Of course, to go up a level you could just say to yourself “look for the node second from the right”, and perhaps this is how people actually behave. But this node varies its spatial position on-screen depending on how deep in the structure you are. It does not occupy a fixed position on-screen like the ‘up’ button, so you’re still stuck with most of the cognitive load I’ve talked about. And we all know the very first lesson of usability 101: Don’t Make Me Think.
Incidentally, the whole thing breaks down totally if you’re deep enough in the structure for the file path device to fill up completely. It doesn’t wrap onto two lines (a mediocre solution that websites usually employ), rather it dumps completely the root node (and whatever other oldest-ancestor nodes it needs to) and shifts everything else left. Even if you had, as a user, learned parent nodes spatially, which is how humans work (close your eyes: where is the back button on your browser?), this method capriciously moves them again. It fundamentally prevents learning by associating a spatial location with a task.
So why have they done this? I think I understand.
Explorer’s change from XP to Vista represents a fundamental shift from displaying files from a hierarchical viewpoint to a breadcrumb viewpoint. Breadcrumb, by the way, is a slightly misused Hansel and Gretel metaphor which I don’t think I need to explain.
The hierarchical viewpoint requires the user hold a reasonably accurate model of the computer’s directory structure overall.

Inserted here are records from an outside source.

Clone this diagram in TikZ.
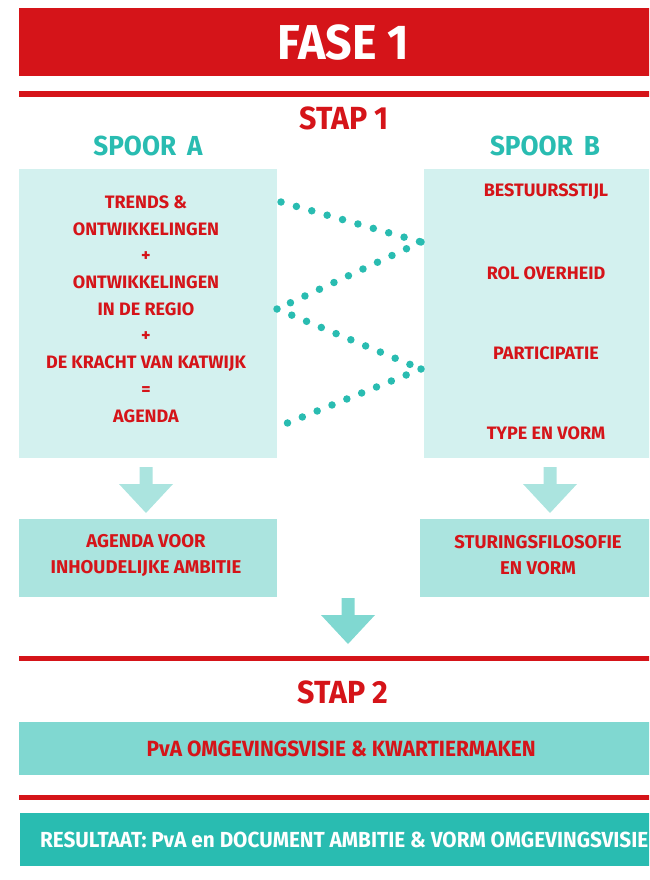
\documentclass[tikz,border=0pt]{standalone}
\usepackage{fontspec}
\newfontfamily\titlefont{Fira Sans}[FakeStretch=0.95]
\newfontfamily\boxfont{Fira Sans}[FakeStretch=1.0]
\usetikzlibrary{positioning,calc}

\definecolor{faseRed}{HTML}{D51419}
\definecolor{aquaLight}{HTML}{D3F1EF}
\definecolor{aquaMid}{HTML}{ABE4DF}
\definecolor{aquaDark}{HTML}{80D8D1}
\definecolor{spoorTeal}{HTML}{29BCB1}

\tikzset{
  redbar/.style={faseRed, line width=5.5pt},
  dots/.style={spoorTeal, line width=7.5pt, line cap=round, dash pattern=on 0pt off 16pt},
  area/.style={anchor=north west, inner sep=0pt},
  boxtext/.style={text=faseRed, align=center, font=\boxfont\bfseries\fontsize{18}{26.7}\selectfont},
  blockarrow/.pic={\fill[#1] (-6.5,0) -- (6.5,0) -- (6.5,17) -- (27,17) -- (0,46) -- (-27,17) -- (-6.5,17) -- cycle;}
}

\begin{document}
\begin{tikzpicture}[x=1pt,y=-1pt]
    \clip (0,0) rectangle (649,880) ;
    % fase 1
    \node[area, fill=faseRed, minimum width=649pt, minimum height=68pt, text=white,
          font=\titlefont\bfseries\fontsize{49}{49}\selectfont] (fase) at (19,8) {FASE 1} ;
    \draw[redbar] (19,94) -- (668,94) ;
    \node[text=faseRed, font=\titlefont\bfseries\fontsize{32}{32}\selectfont] (stap1) at (344,118) {STAP 1} ;
    \node[text=spoorTeal, font=\titlefont\bfseries\fontsize{27.5}{27.5}\selectfont] (spoorA) at (148,146) {SPOOR\hspace{0.4em}A} ;
    \node[text=spoorTeal, font=\titlefont\bfseries\fontsize{27.5}{27.5}\selectfont] (spoorB) at (545,146) {SPOOR\hspace{0.4em}B} ;
    % spoor a en b
    \node[area, fill=aquaLight, minimum width=258pt, minimum height=289pt] (trackA) at (19,169) {} ;
    \node[area, fill=aquaLight, minimum width=244pt, minimum height=289pt] (trackB) at (424,169) {} ;
    \node[boxtext] (agenda) at (146,309) {TRENDS \&\\ONTWIKKELINGEN\\+\\ONTWIKKELINGEN\\IN DE REGIO\\+\\DE KRACHT VAN KATWIJK\\=\\AGENDA} ;
    \node[boxtext] (stijl) at (546,192) {BESTUURSSTIJL} ;
    \node[boxtext] (rol) at (546,273) {ROL OVERHEID} ;
    \node[boxtext] (part) at (546,353) {PARTICIPATIE} ;
    \node[boxtext] (type) at (546,433) {TYPE EN VORM} ;
    % stippellijnen
    \coordinate (d1) at (281,202) ;
    \coordinate (d2) at (421,242) ;
    \coordinate (d3) at (277,309) ;
    \coordinate (d4) at (421,369) ;
    \coordinate (d5) at (285,424) ;
    \draw[dots] (d1) -- (d2) ;
    \draw[dots] (d2) -- (d3) ;
    \draw[dots] (d3) -- (d4) ;
    \draw[dots] (d4) -- (d5) ;
    % resultaat stap 1
    \pic at (146,467) {blockarrow=aquaMid} ;
    \pic at (550,467) {blockarrow=aquaMid} ;
    \node[area, fill=aquaMid, minimum width=258pt, minimum height=78pt] (goalA) at (19,519) {} ;
    \node[area, fill=aquaMid, minimum width=236pt, minimum height=78pt] (goalB) at (420,519) {} ;
    \node[boxtext, font=\boxfont\bfseries\fontsize{18.5}{26}\selectfont] (ambitie) at (146,555) {AGENDA VOOR\\INHOUDELIJKE AMBITIE} ;
    \node[boxtext, font=\boxfont\bfseries\fontsize{18.5}{26}\selectfont] (filosofie) at (538,555) {STURINGSFILOSOFIE\\EN VORM} ;
    \pic at (348,598) {blockarrow=aquaDark} ;
    \draw[redbar] (19,658.5) -- (668,658.5) ;
    % stap 2
    \node[text=faseRed, font=\titlefont\bfseries\fontsize{32}{32}\selectfont] (stap2) at (343,692) {STAP 2} ;
    \node[area, fill=aquaDark, minimum width=644pt, minimum height=53pt, text=faseRed,
          font=\titlefont\bfseries\fontsize{22}{22}\selectfont] (pva) at (19,722) {PvA OMGEVINGSVISIE \& KWARTIERMAKEN} ;
    \draw[redbar] (19,797.5) -- (668,797.5) ;
    \node[area, fill=spoorTeal, minimum width=648pt, minimum height=53pt, text=white,
          font=\titlefont\bfseries\fontsize{21.8}{21.8}\selectfont] (result) at (20,813) {RESULTAAT: PvA en DOCUMENT AMBITIE \& VORM OMGEVINGSVISIE} ;
\end{tikzpicture}
\end{document}
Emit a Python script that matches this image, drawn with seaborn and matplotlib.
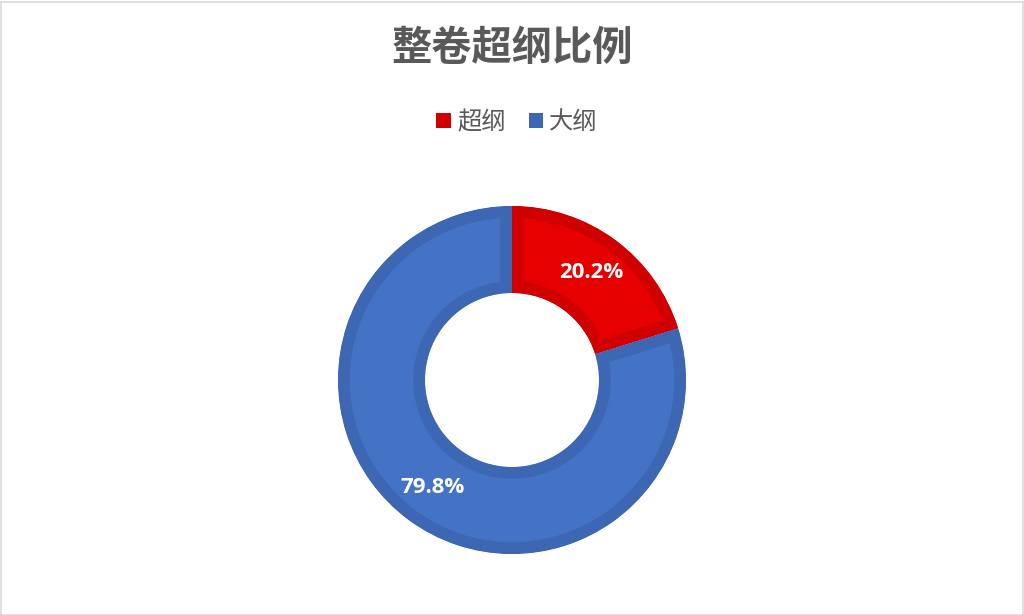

The breadcrumb viewpoint only requires the user to understand what they have just done; the path they’ve followed to get to this point.
The former assumes a lot of knowledge which new users simply don’t have. The latter, it is reasonable to assume, is better for new users: they don’t have a mental model of the file structure, and they don’t need one (nor are they likely to acquire one using Vista explorer). Anyone who’s ever had to explain the directory structure to a new windows user will attest to this. So that’s it: the new system is optimised for newbs, and if you don’t like it, tough.
As an aside, just who is their target market anyway? What fraction of people these days are computer novices? Perhaps the very large majority, if I strip away my developed-world prejudices for a moment.
Anyway, I certainly hope the problems Vista explorer supposedly solves are real for some users, since at least I could then think of my pain as a sacrifice for the greater good. But I can’t help thinking they’ve thought about it too much, a Microsoft problem which I’ve talked about before.
I won’t go into the other usability problems I’ve encountered. I won’t want to stop if I get started on the pointless filter controls (that are incomprehensible and easy to confuse with the handles when you want to widen a column); or the toolbar icons that change depending on what is selected (consistency anyone?); or the ‘favourite links’ area, which points I know not where (some contents seem to follow my login, others don’t). Gah!
They’ve come up with an overly clever solution to a problem which certainly doesn’t exist for me. And in the process they’ve introduced a hat full of usability problems. What a shame I have to fish around for alternatives to something so fundamental to using Windows when the old model was so satisfactory.